Early-time small-scale structures in hot-exoplanet atmosphere simulations

TL;DR

This paper highlights the importance of small-scale flow structures in hot-exoplanet atmosphere simulations, showing that neglecting them leads to inaccurate predictions of large-scale flow and thermal flux.

Contribution

It demonstrates that early-time small-scale structures significantly influence long-term atmospheric flow and temperature predictions in hot-exoplanet simulations.

Findings

Neglecting small-scale structures results in smoother, less dynamic flows.

Incorrect thermal flux predictions occur if early small-scale features are unresolved.
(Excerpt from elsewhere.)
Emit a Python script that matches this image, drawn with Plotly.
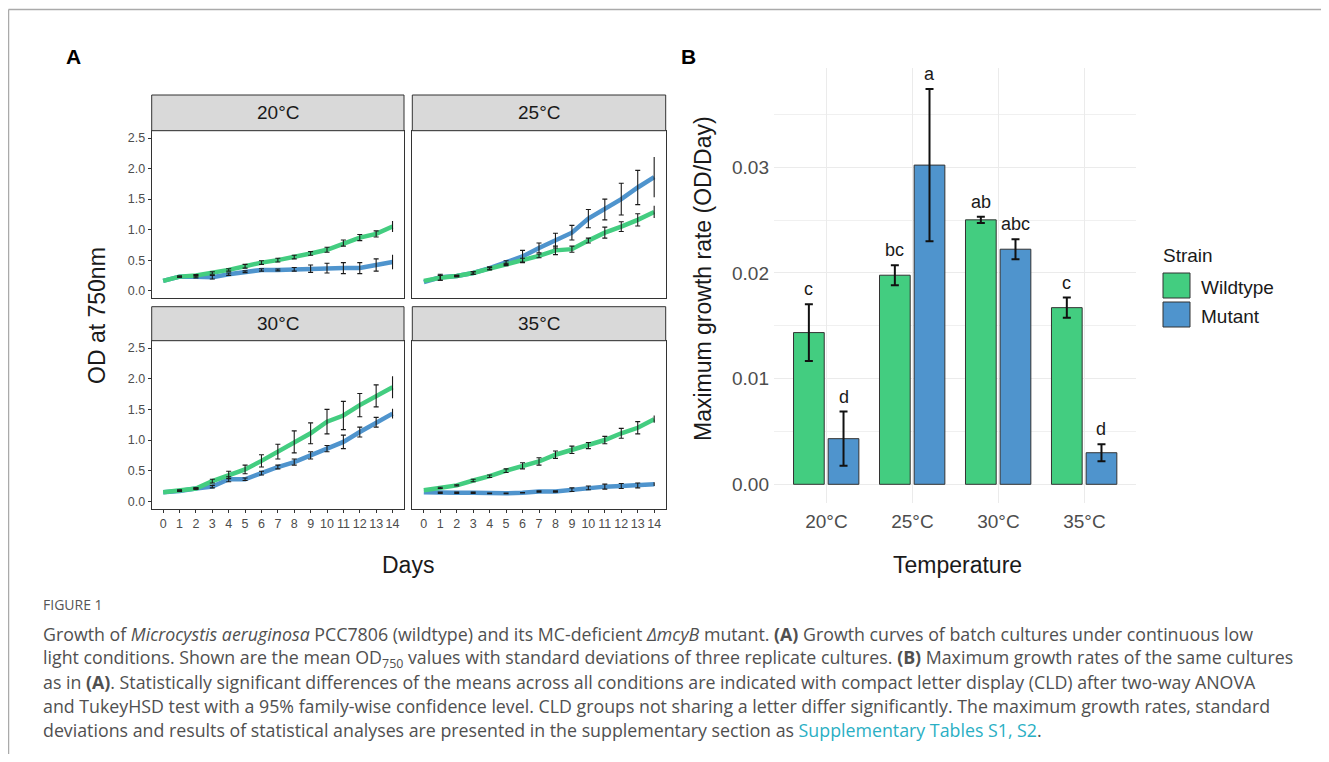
import plotly.graph_objects as go

# the page body has an 8px margin: the figure covers reference pixels 8..1329 x 8..754
OX, OY = 8, 8
FW, FH = 1321, 746

# ---------------- DATA ----------------
days = list(range(15))
temps = ["20°C", "25°C", "30°C", "35°C"]

wt_20 = [0.16, 0.23, 0.25, 0.29, 0.34, 0.40, 0.46, 0.50, 0.55, 0.61, 0.67, 0.78, 0.87, 0.93, 1.05]
wt_20_sd = [0, 0.01, 0.015, 0.02, 0.02, 0.03, 0.03, 0.03, 0.03, 0.03, 0.04, 0.05, 0.05, 0.05, 0.09]
mut_20 = [0.16, 0.23, 0.23, 0.22, 0.27, 0.31, 0.34, 0.34, 0.35, 0.36, 0.37, 0.37, 0.37, 0.42, 0.47]
mut_20_sd = [0, 0.01, 0.02, 0.03, 0.02, 0.015, 0.02, 0.015, 0.03, 0.06, 0.08, 0.09, 0.09, 0.10, 0.12]

wt_25 = [0.16, 0.21, 0.24, 0.29, 0.36, 0.43, 0.50, 0.57, 0.66, 0.68, 0.82, 0.95, 1.05, 1.16, 1.29]
wt_25_sd = [0, 0.04, 0.01, 0.02, 0.02, 0.02, 0.03, 0.03, 0.07, 0.05, 0.04, 0.09, 0.08, 0.10, 0.10]
mut_25 = [0.14, 0.22, 0.24, 0.29, 0.37, 0.46, 0.56, 0.70, 0.82, 0.95, 1.18, 1.33, 1.50, 1.69, 1.86]
mut_25_sd = [0, 0.05, 0.01, 0.02, 0.02, 0.03, 0.10, 0.08, 0.12, 0.12, 0.15, 0.17, 0.26, 0.28, 0.33]

wt_30 = [0.15, 0.18, 0.21, 0.33, 0.43, 0.52, 0.66, 0.81, 0.97, 1.11, 1.30, 1.40, 1.57, 1.72, 1.86]
wt_30_sd = [0, 0.01, 0.01, 0.03, 0.06, 0.07, 0.10, 0.12, 0.18, 0.17, 0.20, 0.23, 0.19, 0.18, 0.18]
mut_30 = [0.15, 0.17, 0.21, 0.24, 0.36, 0.36, 0.46, 0.56, 0.64, 0.75, 0.86, 0.97, 1.13, 1.29, 1.43]
mut_30_sd = [0, 0.01, 0.01, 0.02, 0.04, 0.02, 0.03, 0.03, 0.05, 0.06, 0.05, 0.11, 0.08, 0.08, 0.08]

wt_35 = [0.18, 0.22, 0.26, 0.34, 0.41, 0.50, 0.58, 0.65, 0.76, 0.84, 0.91, 1.00, 1.11, 1.20, 1.34]
wt_35_sd = [0, 0.01, 0.01, 0.02, 0.02, 0.03, 0.05, 0.06, 0.06, 0.06, 0.05, 0.06, 0.08, 0.10, 0.06]
mut_35 = [0.15, 0.14, 0.14, 0.14, 0.13, 0.13, 0.14, 0.16, 0.16, 0.19, 0.22, 0.24, 0.25, 0.26, 0.28]
mut_35_sd = [0, 0.01, 0.01, 0.01, 0.005, 0.005, 0.005, 0.01, 0.01, 0.03, 0.03, 0.04, 0.04, 0.04, 0.03]

od_ticks = [0.0, 0.5, 1.0, 1.5, 2.0, 2.5]

wt_rate = [0.01436, 0.01979, 0.02503, 0.01672]
wt_rate_sd = [0.00268, 0.00094, 0.0003, 0.00095]
mut_rate = [0.00432, 0.03021, 0.02225, 0.00299]
mut_rate_sd = [0.00257, 0.0072, 0.00095, 0.0008]
wt_cld = ["c", "bc", "ab", "c"]
mut_cld = ["d", "a", "abc", "d"]
rate_ticks = [0.0, 0.01, 0.02, 0.03]
rate_minor = [0.005, 0.015, 0.025, 0.035]

# ---------------- STYLE ----------------
GREEN = "#43CD80"
BLUE = "#4F94CD"
FONT = "Liberation Sans, Arial, sans-serif"
CAPFONT = "Open Sans, Lato, sans-serif"
TICKC = "#4D4D4D"


def px(x):
    return (x - OX) / FW


def py(y):
    return 1 - (y - OY) / FH


fig = go.Figure()

cols = [(151.7, 404.0), (412.3, 665.7)]
rows = [(95.0, 130.7, 298.0), (306.7, 340.7, 508.7)]

panels = [
    ("20°C", wt_20, wt_20_sd, mut_20, mut_20_sd, 0, 0),
    ("25°C", wt_25, wt_25_sd, mut_25, mut_25_sd, 0, 1),
    ("30°C", wt_30, wt_30_sd, mut_30, mut_30_sd, 1, 0),
    ("35°C", wt_35, wt_35_sd, mut_35, mut_35_sd, 1, 1),
]

shapes = []
annotations = []
layout_axes = {}

for i, (lab, wt, wsd, mu, msd, r, c) in enumerate(panels):
    n = i + 1
    xa = "x" if n == 1 else f"x{n}"
    ya = "y" if n == 1 else f"y{n}"
    x0, x1 = cols[c]
    st, pt, pb = rows[r]
    fig.add_trace(go.Scatter(x=days, y=mu, mode="lines", line=dict(color=BLUE, width=4.5),
                             xaxis=xa, yaxis=ya, showlegend=False, hoverinfo="skip"))
    fig.add_trace(go.Scatter(x=days, y=wt, mode="lines", line=dict(color=GREEN, width=4.5),
                             xaxis=xa, yaxis=ya, showlegend=False, hoverinfo="skip"))
    for vals, sds in ((mu, msd), (wt, wsd)):
        fig.add_trace(go.Scatter(x=days[1:-1], y=vals[1:-1], mode="markers",
                                 marker=dict(size=1, color="rgba(0,0,0,0)"),
                                 error_y=dict(type="data", array=sds[1:-1], color="#1a1a1a",
                                              thickness=1.1, width=2.5),
                                 xaxis=xa, yaxis=ya, showlegend=False, hoverinfo="skip"))
        fig.add_trace(go.Scatter(x=days[-1:], y=vals[-1:], mode="markers",
                                 marker=dict(size=1, color="rgba(0,0,0,0)"),
                                 error_y=dict(type="data", array=sds[-1:], color="#1a1a1a",
                                              thickness=1.1, width=0),
                                 xaxis=xa, yaxis=ya, showlegend=False, hoverinfo="skip"))
    bottom = (r == 1)
    left = (c == 0)
    layout_axes["xaxis" if n == 1 else f"xaxis{n}"] = dict(
        domain=[px(x0), px(x1)], range=[-0.7, 14.7], anchor=ya,
        showline=True, mirror=True, linecolor="#333333", linewidth=1,
        showgrid=False, zeroline=False,
        tickmode="array", tickvals=days, ticktext=[str(d) for d in days],
        showticklabels=bottom, ticks="outside" if bottom else "", ticklen=3,
        tickcolor="#333333", tickfont=dict(family=FONT, size=12.5, color=TICKC),
    )
    layout_axes["yaxis" if n == 1 else f"yaxis{n}"] = dict(
        domain=[py(pb), py(pt)], range=[-0.12, 2.62], anchor=xa,
        showline=True, mirror=True, linecolor="#333333", linewidth=1,
        showgrid=False, zeroline=False,
        tickmode="array", tickvals=od_ticks, ticktext=[f"{v:.1f}" for v in od_ticks],
        showticklabels=left, ticks="outside" if left else "", ticklen=3,
        tickcolor="#333333", tickfont=dict(family=FONT, size=12.5, color=TICKC),
    )
    shapes.append(dict(type="rect", xref="paper", yref="paper",
                       x0=px(x0), x1=px(x1), y0=py(pt), y1=py(st),
                       fillcolor="#D9D9D9", line=dict(color="#333333", width=1), layer="above"))
    annotations.append(dict(text=lab, xref="paper", yref="paper",
                            x=px((x0 + x1) / 2), y=py((st + pt) / 2), showarrow=False,
                            xanchor="center", yanchor="middle",
                            font=dict(family=FONT, size=19, color="#1a1a1a")))

# ---------------- PANEL B ----------------
fig.add_trace(go.Bar(x=temps, y=wt_rate, width=0.357, offset=-0.383,
                     marker=dict(color=GREEN, line=dict(color="#333333", width=1)),
                     error_y=dict(type="data", array=wt_rate_sd, color="#111111", thickness=2, width=4),
                     xaxis="x5", yaxis="y5", showlegend=False, hoverinfo="skip"))
fig.add_trace(go.Bar(x=temps, y=mut_rate, width=0.357, offset=0.02,
                     marker=dict(color=BLUE, line=dict(color="#333333", width=1)),
                     error_y=dict(type="data", array=mut_rate_sd, color="#111111", thickness=2, width=4),
                     xaxis="x5", yaxis="y5", showlegend=False, hoverinfo="skip"))

for k in range(len(temps)):
    annotations.append(dict(text=wt_cld[k], xref="x5", yref="y5", x=k - 0.2045,
                            y=wt_rate[k] + wt_rate_sd[k], yshift=3, showarrow=False,
                            xanchor="center", yanchor="bottom",
                            font=dict(family=FONT, size=18, color="#1a1a1a")))
    annotations.append(dict(text=mut_cld[k], xref="x5", yref="y5", x=k + 0.1985,
                            y=mut_rate[k] + mut_rate_sd[k], yshift=3, showarrow=False,
                            xanchor="center", yanchor="bottom",
                            font=dict(family=FONT, size=18, color="#1a1a1a")))

layout_axes["xaxis5"] = dict(
    domain=[px(774), px(1136)], anchor="y5", type="category",
    categoryorder="array", categoryarray=temps, range=[-0.61, 3.6],
    showgrid=True, gridcolor="#EBEBEB", gridwidth=1, showline=False, zeroline=False,
    ticks="", ticklabelstandoff=5, tickfont=dict(family=FONT, size=19, color=TICKC),
)
layout_axes["yaxis5"] = dict(
    domain=[py(502.7), py(68)], anchor="x5", range=[-0.00174, 0.0394],
    tickmode="array", tickvals=rate_ticks, ticktext=[f"{v:.2f}" for v in rate_ticks],
    showgrid=True, gridcolor="#EBEBEB", gridwidth=1, showline=False, zeroline=False,
    ticks="", ticklabelstandoff=4, tickfont=dict(family=FONT, size=19, color=TICKC),
    minor=dict(tickmode="array", tickvals=rate_minor, showgrid=True, gridcolor="#F0F0F0", gridwidth=0.6),
)

# custom legend
shapes.append(dict(type="rect", xref="paper", yref="paper", x0=px(1163), x1=px(1190),
                   y0=py(298), y1=py(273), fillcolor=GREEN, line=dict(color="#333333", width=1)))
shapes.append(dict(type="rect", xref="paper", yref="paper", x0=px(1163), x1=px(1190),
                   y0=py(327), y1=py(302), fillcolor=BLUE, line=dict(color="#333333", width=1)))
for txt, xx, yy in (("Strain", 1161, 255), ("Wildtype", 1199, 287), ("Mutant", 1199, 316)):
    annotations.append(dict(text=txt, xref="paper", yref="paper", x=px(xx), y=py(yy),
                            showarrow=False, xanchor="left", yanchor="middle",
                            font=dict(family=FONT, size=19, color="#1a1a1a")))

annotations += [
    dict(text="OD at 750nm", xref="paper", yref="paper", x=px(97), y=py(316), textangle=-90,
         showarrow=False, xanchor="center", yanchor="middle",
         font=dict(family=FONT, size=23, color="#1a1a1a")),
    dict(text="Days", xref="paper", yref="paper", x=px(408), y=py(565),
         showarrow=False, xanchor="center", yanchor="middle",
         font=dict(family=FONT, size=23, color="#1a1a1a")),
    dict(text="Maximum growth rate (OD/Day)", xref="paper", yref="paper", x=px(703), y=py(279),
         textangle=-90, showarrow=False, xanchor="center", yanchor="middle",
         font=dict(family=FONT, size=23, color="#1a1a1a")),
    dict(text="Temperature", xref="paper", yref="paper", x=px(957), y=py(565),
         showarrow=False, xanchor="center", yanchor="middle",
         font=dict(family=FONT, size=23, color="#1a1a1a")),
    dict(text="<b>A</b>", xref="paper", yref="paper", x=px(73), y=py(56),
         showarrow=False, xanchor="center", yanchor="middle",
         font=dict(family=FONT, size=21, color="#000000")),
    dict(text="<b>B</b>", xref="paper", yref="paper", x=px(688), y=py(56),
         showarrow=False, xanchor="center", yanchor="middle",
         font=dict(family=FONT, size=21, color="#000000")),
]

LINK = "#2AAFC4"
caption_lines = [
    "Growth of <i>Microcystis aeruginosa</i> PCC7806 (wildtype) and its MC-deficient <i>ΔmcyB</i> mutant. <b>(A)</b> Growth curves of batch cultures under continuous low",
    "light conditions. Shown are the mean OD<sub>750</sub> values with standard deviations of three replicate cultures. <b>(B)</b> Maximum growth rates of the same cultures",
    "as in <b>(A)</b>. Statistically significant differences of the means across all conditions are indicated with compact letter display (CLD) after two-way ANOVA",
    "and TukeyHSD test with a 95% family-wise confidence level. CLD groups not sharing a letter differ significantly. The maximum growth rates, standard",
    f"deviations and results of statistical analyses are presented in the supplementary section as <span style='color:{LINK}'>Supplementary Tables S1, S2</span>.",
]
annotations.append(dict(text="FIGURE 1", xref="paper", yref="paper", x=px(41), y=py(604),
                        showarrow=False, xanchor="left", yanchor="middle",
                        font=dict(family=CAPFONT, size=14, color="#555555")))
for j, line in enumerate(caption_lines):
    annotations.append(dict(text=line, xref="paper", yref="paper", x=px(41), y=py(634 + 24 * j),
                            showarrow=False, xanchor="left", yanchor="middle",
                            font=dict(family=CAPFONT, size=17.8, color="#505050")))

# frame
shapes.append(dict(type="line", xref="paper", yref="paper", x0=px(8.5), x1=1, y0=py(9.5), y1=py(9.5),
                   line=dict(color="#AAAAAA", width=1.5)))
shapes.append(dict(type="line", xref="paper", yref="paper", x0=px(8.5), x1=px(8.5), y0=py(9.5), y1=0,
                   line=dict(color="#AAAAAA", width=1.5)))

fig.update_layout(
    width=FW, height=FH, margin=dict(l=0, r=0, t=0, b=0),
    paper_bgcolor="white", plot_bgcolor="white",
    showlegend=False, shapes=shapes, annotations=annotations,
    barmode="overlay",
    **layout_axes,
)

fig.write_html("out.html", include_plotlyjs=True, config={"displayModeBar": False})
Small-scale features are critical across various types of hot planets.

Abstract

We report on the critical influence of small-scale flow structures (e.g., fronts, vortices, and waves) that immediately arise in hot-exoplanet atmosphere simulations initialized with a resting state. A hot, 1:1 spin-orbit synchronized Jupiter is used here as a clear example; but, the phenomenon is generic and important for any type of a hot synchronized planet -- gaseous, oceanic, or telluric. When the early-time structures are not captured in simulations (due to, e.g., poor resolution and/or too much dissipation), the flow behavior is markedly different at later times -- in an observationally significant way; for example, the flow at large-scale is smoother and much less dynamic. This results in the temperature field, and its corresponding thermal flux, to be incorrectly predicted in numerical simulations, even when the quantities are spatially averaged.